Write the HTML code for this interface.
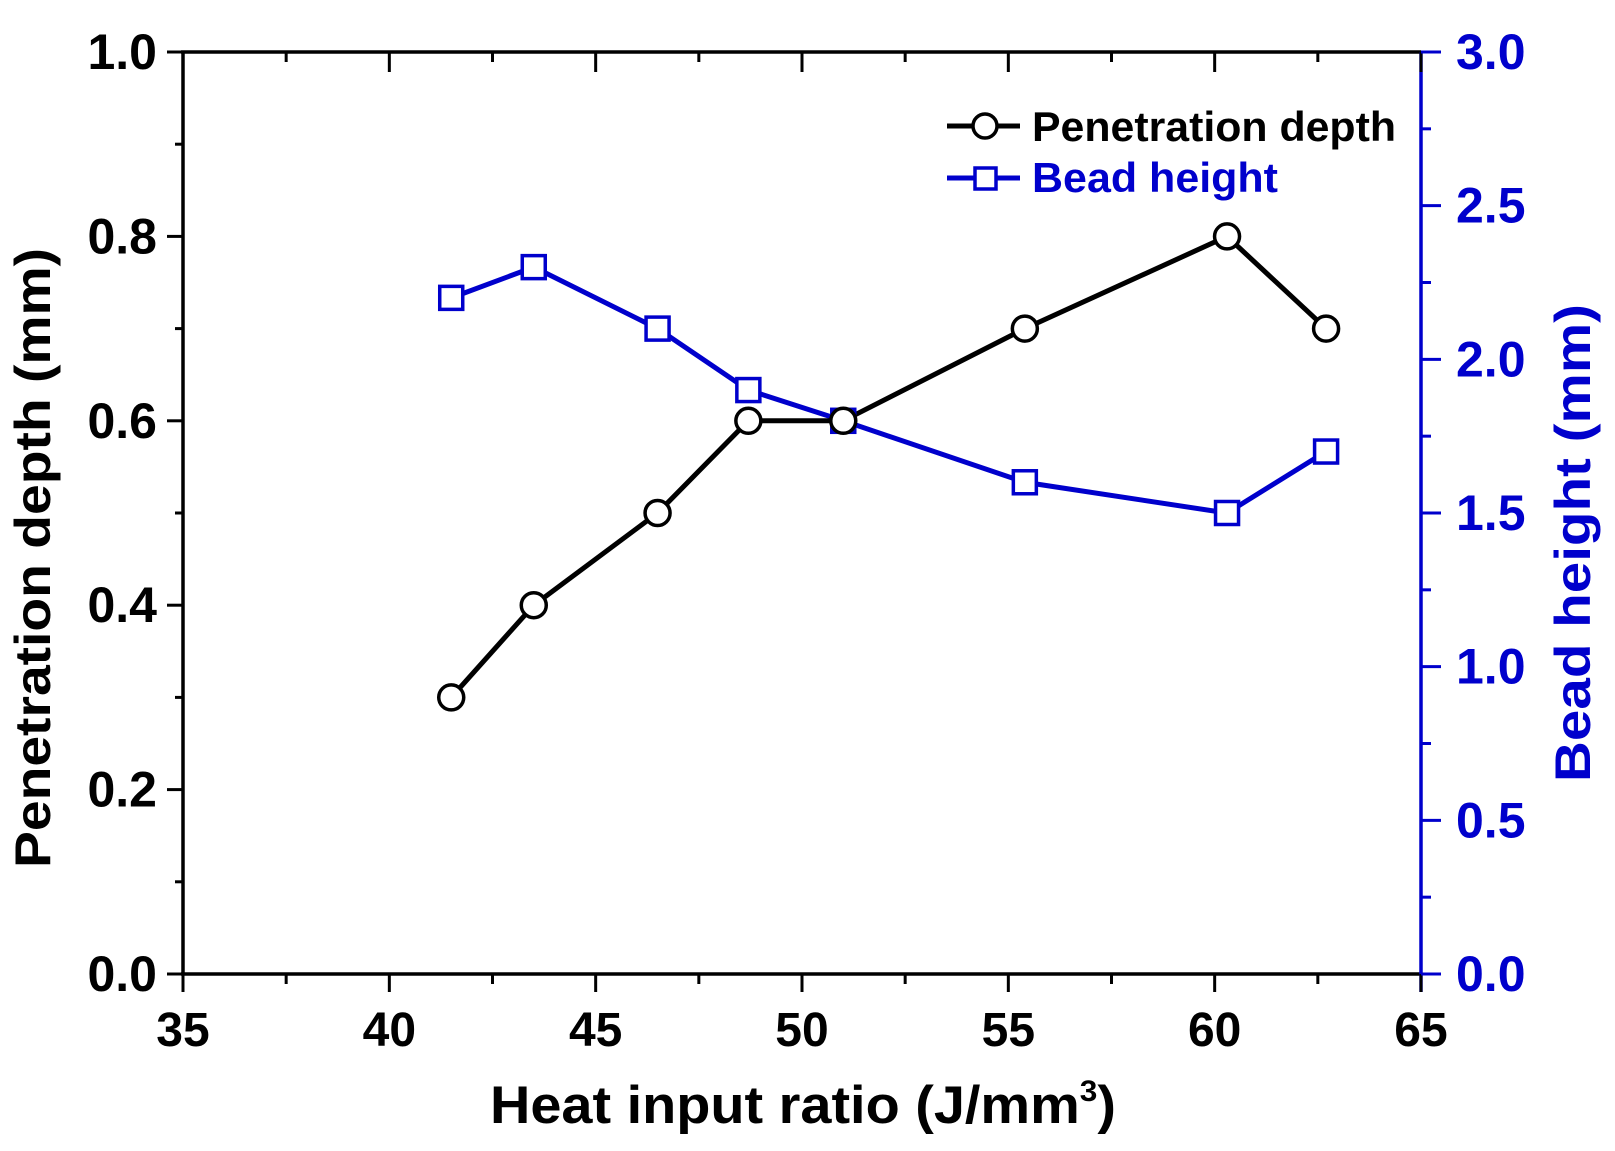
<!DOCTYPE html>
<html><head><meta charset="utf-8"><style>
html,body{margin:0;padding:0;background:#fff}
svg{display:block;font-family:"Liberation Sans",Arial,sans-serif;font-weight:bold}
</style></head><body>
<svg id="chart" width="1615" height="1151" viewBox="0 0 1615 1151">
<g id="axes"></g>
<g id="series"></g>
<g id="legend">
  <line x1="947" y1="126" x2="1020" y2="126" stroke="#000" stroke-width="5"/>
  <circle cx="985" cy="126" r="12" fill="#fff" stroke="#000" stroke-width="3.5"/>
  <text x="1032" y="141" font-size="42" textLength="364" lengthAdjust="spacingAndGlyphs" fill="#000">Penetration depth</text>
  <line x1="947" y1="178" x2="1020" y2="178" stroke="#0000cc" stroke-width="5"/>
  <rect x="975" y="168" width="21" height="21" fill="#fff" stroke="#0000cc" stroke-width="3.5"/>
  <text x="1032" y="192" font-size="42" textLength="246" lengthAdjust="spacingAndGlyphs" fill="#0000cc">Bead height</text>
</g>
<text x="803" y="1123" font-size="53" text-anchor="middle" textLength="626" lengthAdjust="spacingAndGlyphs" fill="#000">Heat input ratio (J/mm<tspan dy="-22" font-size="30">3</tspan><tspan dy="22">)</tspan></text>
<text transform="translate(50,558) rotate(-90)" font-size="50" text-anchor="middle" textLength="620" lengthAdjust="spacingAndGlyphs" fill="#000">Penetration depth (mm)</text>
<text transform="translate(1590,543) rotate(-90)" font-size="50" text-anchor="middle" textLength="478" lengthAdjust="spacingAndGlyphs" fill="#0000cc">Bead height (mm)</text>
</svg>
<script>
const xValues=[41.5,43.5,46.5,48.7,51.0,55.4,60.3,62.7];
const penetration=[0.3,0.4,0.5,0.6,0.6,0.7,0.8,0.7];
const beadHeight=[2.2,2.3,2.1,1.9,1.8,1.6,1.5,1.7];
const xTicks=[35,40,45,50,55,60,65];
const leftTicks=[0.0,0.2,0.4,0.6,0.8,1.0];
const rightTicks=[0.0,0.5,1.0,1.5,2.0,2.5,3.0];
const L=183,R=1421,T=52,B=974;
const BLUE='#0000cc';
const xs=v=>L+(v-35)/30*(R-L);
const yl=v=>B-v/1.0*(B-T);
const yr=v=>B-v/3.0*(B-T);
const NS='http://www.w3.org/2000/svg';
function mk(tag,attrs,parent){const e=document.createElementNS(NS,tag);for(const k in attrs)e.setAttribute(k,attrs[k]);parent.appendChild(e);return e;}
const ax=document.getElementById('axes');
let e;
e=mk('line',{x1:L,y1:T,x2:L,y2:B,stroke:'#000','stroke-width':3.5},ax);


e=mk('line',{x1:L-2,y1:B,x2:R,y2:B,stroke:'#000','stroke-width':3.5},ax);


e=mk('line',{x1:L-2,y1:T,x2:R,y2:T,stroke:'#000','stroke-width':3.5},ax);


e=mk('line',{x1:R,y1:T,x2:R,y2:B+18,stroke:BLUE,'stroke-width':3.5},ax);


for(let i=0;i<xTicks.length;i++){
  const x=xs(xTicks[i]);
  e=mk('line',{x1:x,y1:B,x2:x,y2:B+18,stroke:'#000','stroke-width':3},ax);
  
  
  mk('line',{x1:x,y1:T,x2:x,y2:T+20,stroke:'#000','stroke-width':3},ax);
  e=mk('text',{x:x,y:B+72,'font-size':48,'text-anchor':'middle',fill:'#000'},ax);
  e.textContent=xTicks[i];
  
  
  if(i<xTicks.length-1){const mx=xs(xTicks[i]+2.5);
    mk('line',{x1:mx,y1:B,x2:mx,y2:B+10,stroke:'#000','stroke-width':3},ax);
    mk('line',{x1:mx,y1:T,x2:mx,y2:T+10,stroke:'#000','stroke-width':3},ax);}
}
for(let i=0;i<leftTicks.length;i++){
  const y=yl(leftTicks[i]);
  e=mk('line',{x1:L-16,y1:y,x2:L,y2:y,stroke:'#000','stroke-width':3},ax);
  
  
  e=mk('text',{x:L-26,y:y+17,'font-size':50,'text-anchor':'end',fill:'#000'},ax);
  e.textContent=leftTicks[i].toFixed(1);
  
  
  if(i<leftTicks.length-1){const my=yl(leftTicks[i]+0.1);mk('line',{x1:L-8,y1:my,x2:L,y2:my,stroke:'#000','stroke-width':3},ax);}
}
for(let i=0;i<rightTicks.length;i++){
  const y=yr(rightTicks[i]);
  e=mk('line',{x1:R,y1:y,x2:R+20,y2:y,stroke:BLUE,'stroke-width':3},ax);
  
  
  e=mk('text',{x:R+35,y:y+17,'font-size':50,'text-anchor':'start',fill:BLUE},ax);
  e.textContent=rightTicks[i].toFixed(1);
  
  
  if(i<rightTicks.length-1){const my=yr(rightTicks[i]+0.25);mk('line',{x1:R,y1:my,x2:R+10,y2:my,stroke:BLUE,'stroke-width':3},ax);}
}
const sg=document.getElementById('series');
e=mk('polyline',{points:xValues.map((v,i)=>xs(v)+','+yr(beadHeight[i])).join(' '),fill:'none',stroke:BLUE,'stroke-width':5},sg);


e=mk('polyline',{points:xValues.map((v,i)=>xs(v)+','+yl(penetration[i])).join(' '),fill:'none',stroke:'#000','stroke-width':5},sg);


xValues.forEach((v,i)=>{
  const s=mk('rect',{x:xs(v)-11.5,y:yr(beadHeight[i])-11.5,width:23,height:23,fill:'#fff',stroke:BLUE,'stroke-width':3.5},sg);
  
  
});
xValues.forEach((v,i)=>{
  const c=mk('circle',{cx:xs(v),cy:yl(penetration[i]),r:12.5,fill:'#fff',stroke:'#000','stroke-width':3.5},sg);
  
  
});
</script>
</body></html>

· · ·

What the exercise asks:
Reproduce the material word for word. Any pictures should be left out of the copy.

Written response:
Write the HTML code for this interface.
<!DOCTYPE html>
<html><head><meta charset="utf-8"><style>
html,body{margin:0;padding:0;background:#fff}
svg{display:block;font-family:"Liberation Sans",Arial,sans-serif;font-weight:bold}
</style></head><body>
<svg id="chart" width="1615" height="1151" viewBox="0 0 1615 1151">
<g id="axes"></g>
<g id="series"></g>
<g id="legend">
  <line x1="947" y1="126" x2="1020" y2="126" stroke="#000" stroke-width="5"/>
  <circle cx="985" cy="126" r="12" fill="#fff" stroke="#000" stroke-width="3.5"/>
  <text x="1032" y="141" font-size="42" textLength="364" lengthAdjust="spacingAndGlyphs" fill="#000">Penetration depth</text>
  <line x1="947" y1="178" x2="1020" y2="178" stroke="#0000cc" stroke-width="5"/>
  <rect x="975" y="168" width="21" height="21" fill="#fff" stroke="#0000cc" stroke-width="3.5"/>
  <text x="1032" y="192" font-size="42" textLength="246" lengthAdjust="spacingAndGlyphs" fill="#0000cc">Bead height</text>
</g>
<text x="803" y="1123" font-size="53" text-anchor="middle" textLength="626" lengthAdjust="spacingAndGlyphs" fill="#000">Heat input ratio (J/mm<tspan dy="-22" font-size="30">3</tspan><tspan dy="22">)</tspan></text>
<text transform="translate(50,558) rotate(-90)" font-size="50" text-anchor="middle" textLength="620" lengthAdjust="spacingAndGlyphs" fill="#000">Penetration depth (mm)</text>
<text transform="translate(1590,543) rotate(-90)" font-size="50" text-anchor="middle" textLength="478" lengthAdjust="spacingAndGlyphs" fill="#0000cc">Bead height (mm)</text>
</svg>
<script>
const xValues=[41.5,43.5,46.5,48.7,51.0,55.4,60.3,62.7];
const penetration=[0.3,0.4,0.5,0.6,0.6,0.7,0.8,0.7];
const beadHeight=[2.2,2.3,2.1,1.9,1.8,1.6,1.5,1.7];
const xTicks=[35,40,45,50,55,60,65];
const leftTicks=[0.0,0.2,0.4,0.6,0.8,1.0];
const rightTicks=[0.0,0.5,1.0,1.5,2.0,2.5,3.0];
const L=183,R=1421,T=52,B=974;
const BLUE='#0000cc';
const xs=v=>L+(v-35)/30*(R-L);
const yl=v=>B-v/1.0*(B-T);
const yr=v=>B-v/3.0*(B-T);
const NS='http://www.w3.org/2000/svg';
function mk(tag,attrs,parent){const e=document.createElementNS(NS,tag);for(const k in attrs)e.setAttribute(k,attrs[k]);parent.appendChild(e);return e;}
const ax=document.getElementById('axes');
let e;
e=mk('line',{x1:L,y1:T,x2:L,y2:B,stroke:'#000','stroke-width':3.5},ax);


e=mk('line',{x1:L-2,y1:B,x2:R,y2:B,stroke:'#000','stroke-width':3.5},ax);


e=mk('line',{x1:L-2,y1:T,x2:R,y2:T,stroke:'#000','stroke-width':3.5},ax);


e=mk('line',{x1:R,y1:T,x2:R,y2:B+18,stroke:BLUE,'stroke-width':3.5},ax);


for(let i=0;i<xTicks.length;i++){
  const x=xs(xTicks[i]);
  e=mk('line',{x1:x,y1:B,x2:x,y2:B+18,stroke:'#000','stroke-width':3},ax);
  
  
  mk('line',{x1:x,y1:T,x2:x,y2:T+20,stroke:'#000','stroke-width':3},ax);
  e=mk('text',{x:x,y:B+72,'font-size':48,'text-anchor':'middle',fill:'#000'},ax);
  e.textContent=xTicks[i];
  
  
  if(i<xTicks.length-1){const mx=xs(xTicks[i]+2.5);
    mk('line',{x1:mx,y1:B,x2:mx,y2:B+10,stroke:'#000','stroke-width':3},ax);
    mk('line',{x1:mx,y1:T,x2:mx,y2:T+10,stroke:'#000','stroke-width':3},ax);}
}
for(let i=0;i<leftTicks.length;i++){
  const y=yl(leftTicks[i]);
  e=mk('line',{x1:L-16,y1:y,x2:L,y2:y,stroke:'#000','stroke-width':3},ax);
  
  
  e=mk('text',{x:L-26,y:y+17,'font-size':50,'text-anchor':'end',fill:'#000'},ax);
  e.textContent=leftTicks[i].toFixed(1);
  
  
  if(i<leftTicks.length-1){const my=yl(leftTicks[i]+0.1);mk('line',{x1:L-8,y1:my,x2:L,y2:my,stroke:'#000','stroke-width':3},ax);}
}
for(let i=0;i<rightTicks.length;i++){
  const y=yr(rightTicks[i]);
  e=mk('line',{x1:R,y1:y,x2:R+20,y2:y,stroke:BLUE,'stroke-width':3},ax);
  
  
  e=mk('text',{x:R+35,y:y+17,'font-size':50,'text-anchor':'start',fill:BLUE},ax);
  e.textContent=rightTicks[i].toFixed(1);
  
  
  if(i<rightTicks.length-1){const my=yr(rightTicks[i]+0.25);mk('line',{x1:R,y1:my,x2:R+10,y2:my,stroke:BLUE,'stroke-width':3},ax);}
}
const sg=document.getElementById('series');
e=mk('polyline',{points:xValues.map((v,i)=>xs(v)+','+yr(beadHeight[i])).join(' '),fill:'none',stroke:BLUE,'stroke-width':5},sg);


e=mk('polyline',{points:xValues.map((v,i)=>xs(v)+','+yl(penetration[i])).join(' '),fill:'none',stroke:'#000','stroke-width':5},sg);


xValues.forEach((v,i)=>{
  const s=mk('rect',{x:xs(v)-11.5,y:yr(beadHeight[i])-11.5,width:23,height:23,fill:'#fff',stroke:BLUE,'stroke-width':3.5},sg);
  
  
});
xValues.forEach((v,i)=>{
  const c=mk('circle',{cx:xs(v),cy:yl(penetration[i]),r:12.5,fill:'#fff',stroke:'#000','stroke-width':3.5},sg);
  
  
});
</script>
</body></html>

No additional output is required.